Charts and diagrams as code:
===

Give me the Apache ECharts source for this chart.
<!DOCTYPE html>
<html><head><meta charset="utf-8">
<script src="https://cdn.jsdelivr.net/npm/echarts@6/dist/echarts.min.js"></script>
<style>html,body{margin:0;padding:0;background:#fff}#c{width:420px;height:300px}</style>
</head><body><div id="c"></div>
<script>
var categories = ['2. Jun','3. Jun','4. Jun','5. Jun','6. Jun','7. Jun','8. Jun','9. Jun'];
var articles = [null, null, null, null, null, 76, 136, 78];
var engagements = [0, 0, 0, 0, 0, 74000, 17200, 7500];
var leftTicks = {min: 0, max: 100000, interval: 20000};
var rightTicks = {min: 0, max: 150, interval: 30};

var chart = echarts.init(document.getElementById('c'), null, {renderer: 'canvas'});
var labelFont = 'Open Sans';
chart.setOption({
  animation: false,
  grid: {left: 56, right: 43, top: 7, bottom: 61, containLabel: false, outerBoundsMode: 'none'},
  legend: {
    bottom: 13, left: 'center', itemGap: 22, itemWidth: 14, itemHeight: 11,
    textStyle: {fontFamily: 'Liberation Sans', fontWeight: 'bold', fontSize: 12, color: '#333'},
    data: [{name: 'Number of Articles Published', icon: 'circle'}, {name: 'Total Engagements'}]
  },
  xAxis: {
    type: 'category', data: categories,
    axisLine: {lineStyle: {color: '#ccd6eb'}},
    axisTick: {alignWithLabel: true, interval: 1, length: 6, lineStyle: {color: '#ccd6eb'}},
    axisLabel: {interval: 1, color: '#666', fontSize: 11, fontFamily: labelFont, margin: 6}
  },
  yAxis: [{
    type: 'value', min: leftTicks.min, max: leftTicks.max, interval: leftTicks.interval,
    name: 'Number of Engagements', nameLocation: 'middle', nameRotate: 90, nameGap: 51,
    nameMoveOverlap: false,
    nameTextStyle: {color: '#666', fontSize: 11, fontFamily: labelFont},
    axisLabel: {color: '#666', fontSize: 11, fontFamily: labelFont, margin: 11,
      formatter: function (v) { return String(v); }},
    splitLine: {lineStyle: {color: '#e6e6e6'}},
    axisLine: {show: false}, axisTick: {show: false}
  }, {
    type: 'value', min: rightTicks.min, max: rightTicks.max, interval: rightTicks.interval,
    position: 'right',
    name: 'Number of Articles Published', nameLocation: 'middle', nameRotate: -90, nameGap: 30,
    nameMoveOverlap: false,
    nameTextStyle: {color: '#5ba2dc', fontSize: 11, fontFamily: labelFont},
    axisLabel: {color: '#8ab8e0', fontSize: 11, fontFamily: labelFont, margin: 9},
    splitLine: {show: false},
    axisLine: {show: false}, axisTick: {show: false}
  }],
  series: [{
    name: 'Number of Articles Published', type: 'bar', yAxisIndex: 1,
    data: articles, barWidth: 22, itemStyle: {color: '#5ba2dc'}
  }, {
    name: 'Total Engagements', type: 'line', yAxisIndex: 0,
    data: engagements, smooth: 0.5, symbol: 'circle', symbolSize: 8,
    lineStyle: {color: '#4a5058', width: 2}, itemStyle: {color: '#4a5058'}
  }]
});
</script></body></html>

===

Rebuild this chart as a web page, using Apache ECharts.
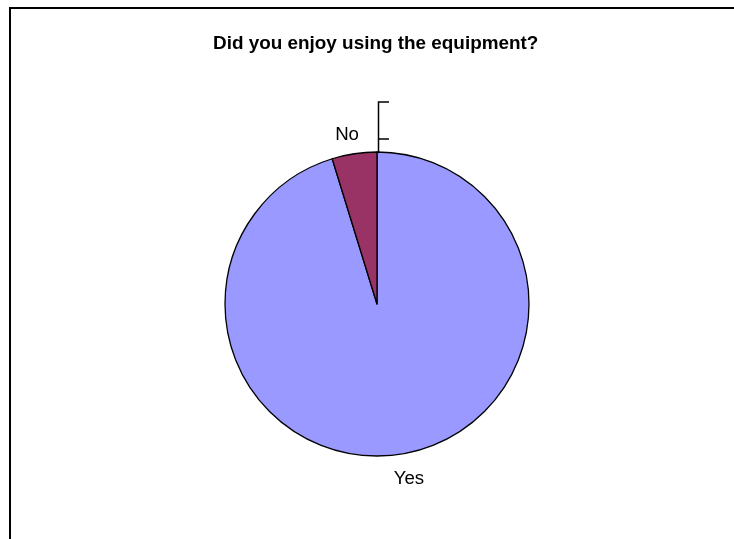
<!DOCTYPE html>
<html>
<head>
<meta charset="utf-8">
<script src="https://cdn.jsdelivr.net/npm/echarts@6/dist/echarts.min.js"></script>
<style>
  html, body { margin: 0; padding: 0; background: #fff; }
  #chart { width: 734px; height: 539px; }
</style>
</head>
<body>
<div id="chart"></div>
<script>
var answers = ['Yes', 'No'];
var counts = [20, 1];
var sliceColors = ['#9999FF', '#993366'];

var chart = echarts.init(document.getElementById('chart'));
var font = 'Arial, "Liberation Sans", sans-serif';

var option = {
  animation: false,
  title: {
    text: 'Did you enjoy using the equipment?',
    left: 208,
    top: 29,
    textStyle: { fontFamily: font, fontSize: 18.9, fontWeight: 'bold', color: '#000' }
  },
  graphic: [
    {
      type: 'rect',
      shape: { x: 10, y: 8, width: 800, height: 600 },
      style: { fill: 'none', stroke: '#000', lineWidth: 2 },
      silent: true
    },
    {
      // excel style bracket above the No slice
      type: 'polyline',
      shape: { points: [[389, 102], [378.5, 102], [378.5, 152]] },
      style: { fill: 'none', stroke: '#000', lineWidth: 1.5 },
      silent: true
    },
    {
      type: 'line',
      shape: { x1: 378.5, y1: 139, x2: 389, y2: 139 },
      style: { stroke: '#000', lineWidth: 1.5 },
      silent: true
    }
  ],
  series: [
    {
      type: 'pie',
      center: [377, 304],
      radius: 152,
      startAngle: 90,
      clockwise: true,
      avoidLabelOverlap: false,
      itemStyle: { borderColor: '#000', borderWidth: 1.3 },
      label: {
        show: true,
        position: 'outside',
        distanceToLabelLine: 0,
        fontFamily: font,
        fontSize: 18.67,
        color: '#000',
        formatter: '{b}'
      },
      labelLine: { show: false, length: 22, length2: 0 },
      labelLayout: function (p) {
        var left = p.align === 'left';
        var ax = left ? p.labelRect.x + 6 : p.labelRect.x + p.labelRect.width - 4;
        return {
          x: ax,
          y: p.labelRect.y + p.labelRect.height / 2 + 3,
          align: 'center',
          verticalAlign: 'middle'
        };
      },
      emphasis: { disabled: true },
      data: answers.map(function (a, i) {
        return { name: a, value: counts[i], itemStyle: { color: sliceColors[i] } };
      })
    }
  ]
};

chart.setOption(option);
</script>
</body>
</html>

===

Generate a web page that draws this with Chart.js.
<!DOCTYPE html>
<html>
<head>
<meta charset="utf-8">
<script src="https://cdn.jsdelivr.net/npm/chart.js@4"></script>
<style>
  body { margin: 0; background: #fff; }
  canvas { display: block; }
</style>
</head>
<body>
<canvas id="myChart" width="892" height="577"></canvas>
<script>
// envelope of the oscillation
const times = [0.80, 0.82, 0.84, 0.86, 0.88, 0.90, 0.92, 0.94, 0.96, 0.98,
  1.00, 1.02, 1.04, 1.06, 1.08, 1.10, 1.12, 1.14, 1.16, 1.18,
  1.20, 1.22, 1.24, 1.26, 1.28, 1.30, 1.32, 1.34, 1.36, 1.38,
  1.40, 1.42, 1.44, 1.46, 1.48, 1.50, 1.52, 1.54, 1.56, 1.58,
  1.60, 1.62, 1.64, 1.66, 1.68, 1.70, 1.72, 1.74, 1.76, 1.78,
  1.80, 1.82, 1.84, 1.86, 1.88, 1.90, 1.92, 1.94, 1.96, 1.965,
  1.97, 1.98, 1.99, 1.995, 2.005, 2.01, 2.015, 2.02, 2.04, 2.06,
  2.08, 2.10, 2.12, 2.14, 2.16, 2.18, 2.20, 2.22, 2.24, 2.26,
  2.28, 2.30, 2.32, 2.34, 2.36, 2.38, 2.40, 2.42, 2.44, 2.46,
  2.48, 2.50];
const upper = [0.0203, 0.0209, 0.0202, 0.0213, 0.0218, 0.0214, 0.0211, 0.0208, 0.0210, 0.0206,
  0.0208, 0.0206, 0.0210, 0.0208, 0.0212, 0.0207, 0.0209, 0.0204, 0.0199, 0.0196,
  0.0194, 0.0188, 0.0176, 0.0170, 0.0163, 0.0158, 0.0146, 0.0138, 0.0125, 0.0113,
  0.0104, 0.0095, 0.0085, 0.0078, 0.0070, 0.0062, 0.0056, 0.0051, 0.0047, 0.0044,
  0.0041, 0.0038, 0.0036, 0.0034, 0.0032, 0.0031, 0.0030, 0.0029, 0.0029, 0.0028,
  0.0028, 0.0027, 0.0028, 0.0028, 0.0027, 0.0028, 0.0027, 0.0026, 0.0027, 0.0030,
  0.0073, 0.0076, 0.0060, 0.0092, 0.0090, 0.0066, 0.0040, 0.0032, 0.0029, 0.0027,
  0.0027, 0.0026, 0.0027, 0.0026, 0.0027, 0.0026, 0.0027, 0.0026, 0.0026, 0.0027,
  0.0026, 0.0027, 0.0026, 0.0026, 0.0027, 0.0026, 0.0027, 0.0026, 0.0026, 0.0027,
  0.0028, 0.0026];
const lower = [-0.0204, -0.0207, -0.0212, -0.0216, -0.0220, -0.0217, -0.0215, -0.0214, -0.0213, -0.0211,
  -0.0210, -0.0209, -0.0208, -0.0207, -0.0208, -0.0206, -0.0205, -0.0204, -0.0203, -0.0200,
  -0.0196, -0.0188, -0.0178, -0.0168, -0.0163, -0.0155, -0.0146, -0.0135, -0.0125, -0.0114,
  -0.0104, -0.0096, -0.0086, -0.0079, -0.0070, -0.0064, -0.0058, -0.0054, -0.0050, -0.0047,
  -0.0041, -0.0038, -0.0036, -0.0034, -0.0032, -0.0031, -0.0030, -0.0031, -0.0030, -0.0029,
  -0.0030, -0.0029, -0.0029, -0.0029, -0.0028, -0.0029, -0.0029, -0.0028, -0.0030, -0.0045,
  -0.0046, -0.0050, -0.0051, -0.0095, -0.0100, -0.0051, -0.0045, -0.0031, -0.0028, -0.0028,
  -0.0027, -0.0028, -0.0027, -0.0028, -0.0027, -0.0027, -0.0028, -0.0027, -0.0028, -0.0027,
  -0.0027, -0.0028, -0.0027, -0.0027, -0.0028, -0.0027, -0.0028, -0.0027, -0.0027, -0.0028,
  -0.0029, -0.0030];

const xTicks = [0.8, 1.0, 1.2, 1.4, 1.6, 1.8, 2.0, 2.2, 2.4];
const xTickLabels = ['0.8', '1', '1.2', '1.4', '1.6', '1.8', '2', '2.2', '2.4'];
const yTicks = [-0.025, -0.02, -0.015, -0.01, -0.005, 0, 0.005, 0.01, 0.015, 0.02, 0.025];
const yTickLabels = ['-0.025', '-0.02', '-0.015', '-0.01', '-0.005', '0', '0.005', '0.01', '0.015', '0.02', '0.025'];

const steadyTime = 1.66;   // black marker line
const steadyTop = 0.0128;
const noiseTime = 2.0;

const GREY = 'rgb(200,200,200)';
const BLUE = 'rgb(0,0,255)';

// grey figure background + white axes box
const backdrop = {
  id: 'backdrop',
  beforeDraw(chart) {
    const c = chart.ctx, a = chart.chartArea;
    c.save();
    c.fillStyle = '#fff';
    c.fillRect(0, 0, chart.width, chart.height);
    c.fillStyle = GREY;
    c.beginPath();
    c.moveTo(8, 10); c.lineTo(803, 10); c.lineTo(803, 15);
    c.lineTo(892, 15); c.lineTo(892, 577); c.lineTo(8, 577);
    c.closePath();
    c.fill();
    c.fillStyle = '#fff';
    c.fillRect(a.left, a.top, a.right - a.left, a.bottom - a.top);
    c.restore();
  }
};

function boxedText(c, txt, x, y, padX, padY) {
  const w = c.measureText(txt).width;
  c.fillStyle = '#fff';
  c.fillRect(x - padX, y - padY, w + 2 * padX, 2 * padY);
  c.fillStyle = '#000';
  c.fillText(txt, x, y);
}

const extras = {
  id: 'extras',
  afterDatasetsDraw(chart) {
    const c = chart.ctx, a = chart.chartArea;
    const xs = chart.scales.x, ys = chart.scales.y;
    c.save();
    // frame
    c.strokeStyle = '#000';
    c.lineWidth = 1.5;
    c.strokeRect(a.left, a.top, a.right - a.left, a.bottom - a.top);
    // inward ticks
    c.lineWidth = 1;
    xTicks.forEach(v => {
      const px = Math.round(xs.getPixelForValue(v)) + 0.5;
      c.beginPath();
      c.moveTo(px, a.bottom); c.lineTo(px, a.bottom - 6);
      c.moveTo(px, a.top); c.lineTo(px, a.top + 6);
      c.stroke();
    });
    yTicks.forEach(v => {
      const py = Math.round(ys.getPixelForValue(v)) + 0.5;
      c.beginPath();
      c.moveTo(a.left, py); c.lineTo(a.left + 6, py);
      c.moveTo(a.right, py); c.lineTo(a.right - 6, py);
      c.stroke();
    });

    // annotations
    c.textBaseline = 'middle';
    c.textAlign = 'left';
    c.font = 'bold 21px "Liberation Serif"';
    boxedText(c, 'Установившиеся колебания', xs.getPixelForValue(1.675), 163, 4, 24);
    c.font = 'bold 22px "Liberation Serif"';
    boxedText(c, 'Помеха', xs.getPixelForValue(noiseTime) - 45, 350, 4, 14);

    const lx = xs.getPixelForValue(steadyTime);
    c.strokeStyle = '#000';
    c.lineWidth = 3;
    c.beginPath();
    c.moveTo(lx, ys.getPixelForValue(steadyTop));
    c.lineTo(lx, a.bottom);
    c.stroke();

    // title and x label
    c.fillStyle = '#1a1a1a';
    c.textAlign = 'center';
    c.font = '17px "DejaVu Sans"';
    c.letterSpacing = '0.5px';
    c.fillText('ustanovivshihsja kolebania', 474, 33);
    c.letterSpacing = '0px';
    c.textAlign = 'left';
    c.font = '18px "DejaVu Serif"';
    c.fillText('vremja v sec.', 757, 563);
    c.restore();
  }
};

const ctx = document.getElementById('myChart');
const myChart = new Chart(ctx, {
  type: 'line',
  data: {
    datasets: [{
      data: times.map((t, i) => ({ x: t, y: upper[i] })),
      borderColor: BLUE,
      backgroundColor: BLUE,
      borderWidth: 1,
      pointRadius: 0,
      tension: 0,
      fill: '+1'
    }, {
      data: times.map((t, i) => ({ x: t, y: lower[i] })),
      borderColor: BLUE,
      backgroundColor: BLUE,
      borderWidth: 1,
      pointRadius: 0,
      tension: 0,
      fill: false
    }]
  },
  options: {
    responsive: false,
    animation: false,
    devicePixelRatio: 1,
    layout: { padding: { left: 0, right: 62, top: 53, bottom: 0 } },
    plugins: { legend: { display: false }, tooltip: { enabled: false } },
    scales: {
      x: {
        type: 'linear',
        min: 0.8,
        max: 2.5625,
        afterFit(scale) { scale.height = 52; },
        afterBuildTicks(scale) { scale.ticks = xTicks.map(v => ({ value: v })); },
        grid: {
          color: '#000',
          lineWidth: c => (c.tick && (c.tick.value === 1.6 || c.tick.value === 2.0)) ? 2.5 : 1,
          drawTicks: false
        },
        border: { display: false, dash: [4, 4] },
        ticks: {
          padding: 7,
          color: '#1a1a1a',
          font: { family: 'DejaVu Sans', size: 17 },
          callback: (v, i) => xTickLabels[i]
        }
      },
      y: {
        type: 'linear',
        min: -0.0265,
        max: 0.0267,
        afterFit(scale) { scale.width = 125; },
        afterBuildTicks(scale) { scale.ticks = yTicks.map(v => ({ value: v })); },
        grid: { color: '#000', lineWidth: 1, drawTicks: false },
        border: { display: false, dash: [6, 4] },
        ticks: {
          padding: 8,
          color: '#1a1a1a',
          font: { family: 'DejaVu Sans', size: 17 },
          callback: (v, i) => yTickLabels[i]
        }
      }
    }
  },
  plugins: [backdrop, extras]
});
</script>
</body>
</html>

===

Copy exactly the stretch of lines that starts at the line holding "Rebuild this chart" and ends at the line holding "var sliceColors = ['#9999FF', '#993366'];". Drop the pictures.

Rebuild this chart as a web page, using Apache ECharts.
<!DOCTYPE html>
<html>
<head>
<meta charset="utf-8">
<script src="https://cdn.jsdelivr.net/npm/echarts@6/dist/echarts.min.js"></script>
<style>
  html, body { margin: 0; padding: 0; background: #fff; }
  #chart { width: 734px; height: 539px; }
</style>
</head>
<body>
<div id="chart"></div>
<script>
var answers = ['Yes', 'No'];
var counts = [20, 1];
var sliceColors = ['#9999FF', '#993366'];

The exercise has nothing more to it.